A heat advisory is a good reason not to exercise. Well, exercise outside anyway. The way Summer 2012 has gone, it would be easy to never exercise. Which is sorta what I have done.
Normally, I retire the treadmill and elliptical in the spring to be outside as much as possible. This year, the pig farmer retired the elliptical early for me. One morning when I stepped out of the shower, I heard a horrible noise. I thought maybe a jet was having to use the road in front of our house for an emergency landing strip. I stepped into the family room and realized the offending noise was my husband, pounding away on the protesting elliptical. I yelled, “Get off of there!” He removed his iPod ear plugs and said, “What?” He is a dandy, this pig farmer. I asked his Mom once what he was like as a child. She said she sent him outside a lot. Anyway, the entire casing around the elliptical’s working parts was busted. Non-usable and beyond repair.
I used that as an excuse to slack. I prefer to take turns between the treadmill and elliptical. It helps with my short-attention span. Luckily, spring came early and I could get outside. Pig farmer and I kept our Sunday night date of walking the Dacey Trails and enjoying beautiful Lake Shelbyville. I was busy working outside, but not always “exercising.” Cardio, heart rate and all that jazz. I did have some sore muscles, though.

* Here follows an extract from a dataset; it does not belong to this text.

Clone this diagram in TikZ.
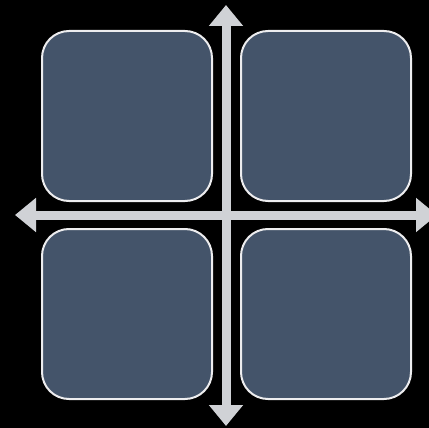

I vowed that after our fair was over and the livestock numbers and chores were reduced I would renew my love commitment to exercise. It helps my mood and it helps with the ridiculous amount of sweets I consume.
Maybe blogging about it occasionally will help me stay accountable? I walked early yesterday morning. I only got up early enough to walk 25 minutes, but that was better than nothing. Right? I booked my sister to work out with me on my workplace’s fitness equipment … and I only briefly considered ditching the session for a workout at the Mexican restaurant. I have booked a friend for a walk on the night of the full moon, August 2nd.
Next, I will dangle a Snickers off the bill of a cap I’m wearing.